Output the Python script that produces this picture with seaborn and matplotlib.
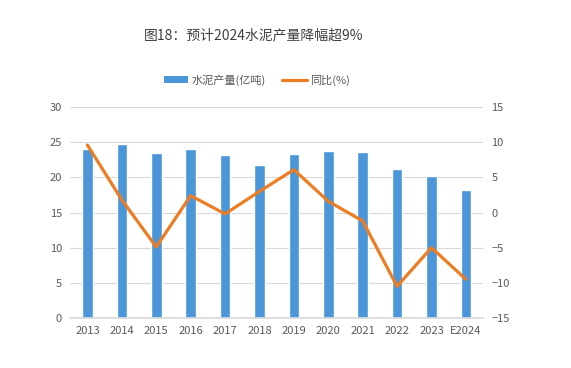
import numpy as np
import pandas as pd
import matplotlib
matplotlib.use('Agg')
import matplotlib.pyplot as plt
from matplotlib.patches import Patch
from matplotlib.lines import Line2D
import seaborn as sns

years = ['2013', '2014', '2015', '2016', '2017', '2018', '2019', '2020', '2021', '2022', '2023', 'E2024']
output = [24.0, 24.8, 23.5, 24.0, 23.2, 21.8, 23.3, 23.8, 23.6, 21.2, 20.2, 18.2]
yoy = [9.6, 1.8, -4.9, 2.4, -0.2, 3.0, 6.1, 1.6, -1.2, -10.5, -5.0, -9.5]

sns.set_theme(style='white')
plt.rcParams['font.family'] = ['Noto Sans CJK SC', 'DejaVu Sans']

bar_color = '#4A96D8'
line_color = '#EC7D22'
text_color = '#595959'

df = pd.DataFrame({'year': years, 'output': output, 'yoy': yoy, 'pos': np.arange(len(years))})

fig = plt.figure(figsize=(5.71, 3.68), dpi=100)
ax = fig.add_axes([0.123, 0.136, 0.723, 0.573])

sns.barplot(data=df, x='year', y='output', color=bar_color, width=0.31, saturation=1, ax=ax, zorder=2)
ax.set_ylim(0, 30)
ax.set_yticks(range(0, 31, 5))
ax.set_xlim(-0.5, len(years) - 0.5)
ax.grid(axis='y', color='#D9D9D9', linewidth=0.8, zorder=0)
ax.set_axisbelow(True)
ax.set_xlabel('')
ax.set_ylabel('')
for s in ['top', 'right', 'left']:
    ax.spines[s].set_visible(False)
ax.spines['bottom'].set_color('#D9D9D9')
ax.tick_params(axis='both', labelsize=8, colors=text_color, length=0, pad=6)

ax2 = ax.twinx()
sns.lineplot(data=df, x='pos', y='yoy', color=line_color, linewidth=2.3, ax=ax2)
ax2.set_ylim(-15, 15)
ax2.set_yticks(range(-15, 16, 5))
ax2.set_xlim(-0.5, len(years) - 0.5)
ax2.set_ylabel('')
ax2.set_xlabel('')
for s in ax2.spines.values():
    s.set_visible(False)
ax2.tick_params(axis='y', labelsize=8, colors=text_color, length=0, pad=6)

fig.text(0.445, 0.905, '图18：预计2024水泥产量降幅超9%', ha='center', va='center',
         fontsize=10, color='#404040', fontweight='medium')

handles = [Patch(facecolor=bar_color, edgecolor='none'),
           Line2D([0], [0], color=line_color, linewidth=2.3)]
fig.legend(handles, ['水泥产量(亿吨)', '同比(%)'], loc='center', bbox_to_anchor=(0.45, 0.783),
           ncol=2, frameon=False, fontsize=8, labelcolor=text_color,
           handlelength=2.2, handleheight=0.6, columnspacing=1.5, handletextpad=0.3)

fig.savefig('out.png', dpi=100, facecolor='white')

=-=-=

### Exercise directions
Your copy of the data above should match it exactly, except that pictures are left out.

### Solution to this task
Output the Python script that produces this picture with seaborn and matplotlib.
import numpy as np
import pandas as pd
import matplotlib
matplotlib.use('Agg')
import matplotlib.pyplot as plt
from matplotlib.patches import Patch
from matplotlib.lines import Line2D
import seaborn as sns

years = ['2013', '2014', '2015', '2016', '2017', '2018', '2019', '2020', '2021', '2022', '2023', 'E2024']
output = [24.0, 24.8, 23.5, 24.0, 23.2, 21.8, 23.3, 23.8, 23.6, 21.2, 20.2, 18.2]
yoy = [9.6, 1.8, -4.9, 2.4, -0.2, 3.0, 6.1, 1.6, -1.2, -10.5, -5.0, -9.5]

sns.set_theme(style='white')
plt.rcParams['font.family'] = ['Noto Sans CJK SC', 'DejaVu Sans']

bar_color = '#4A96D8'
line_color = '#EC7D22'
text_color = '#595959'

df = pd.DataFrame({'year': years, 'output': output, 'yoy': yoy, 'pos': np.arange(len(years))})

fig = plt.figure(figsize=(5.71, 3.68), dpi=100)
ax = fig.add_axes([0.123, 0.136, 0.723, 0.573])

sns.barplot(data=df, x='year', y='output', color=bar_color, width=0.31, saturation=1, ax=ax, zorder=2)
ax.set_ylim(0, 30)
ax.set_yticks(range(0, 31, 5))
ax.set_xlim(-0.5, len(years) - 0.5)
ax.grid(axis='y', color='#D9D9D9', linewidth=0.8, zorder=0)
ax.set_axisbelow(True)
ax.set_xlabel('')
ax.set_ylabel('')
for s in ['top', 'right', 'left']:
    ax.spines[s].set_visible(False)
ax.spines['bottom'].set_color('#D9D9D9')
ax.tick_params(axis='both', labelsize=8, colors=text_color, length=0, pad=6)

ax2 = ax.twinx()
sns.lineplot(data=df, x='pos', y='yoy', color=line_color, linewidth=2.3, ax=ax2)
ax2.set_ylim(-15, 15)
ax2.set_yticks(range(-15, 16, 5))
ax2.set_xlim(-0.5, len(years) - 0.5)
ax2.set_ylabel('')
ax2.set_xlabel('')
for s in ax2.spines.values():
    s.set_visible(False)
ax2.tick_params(axis='y', labelsize=8, colors=text_color, length=0, pad=6)

fig.text(0.445, 0.905, '图18：预计2024水泥产量降幅超9%', ha='center', va='center',
         fontsize=10, color='#404040', fontweight='medium')

handles = [Patch(facecolor=bar_color, edgecolor='none'),
           Line2D([0], [0], color=line_color, linewidth=2.3)]
fig.legend(handles, ['水泥产量(亿吨)', '同比(%)'], loc='center', bbox_to_anchor=(0.45, 0.783),
           ncol=2, frameon=False, fontsize=8, labelcolor=text_color,
           handlelength=2.2, handleheight=0.6, columnspacing=1.5, handletextpad=0.3)

fig.savefig('out.png', dpi=100, facecolor='white')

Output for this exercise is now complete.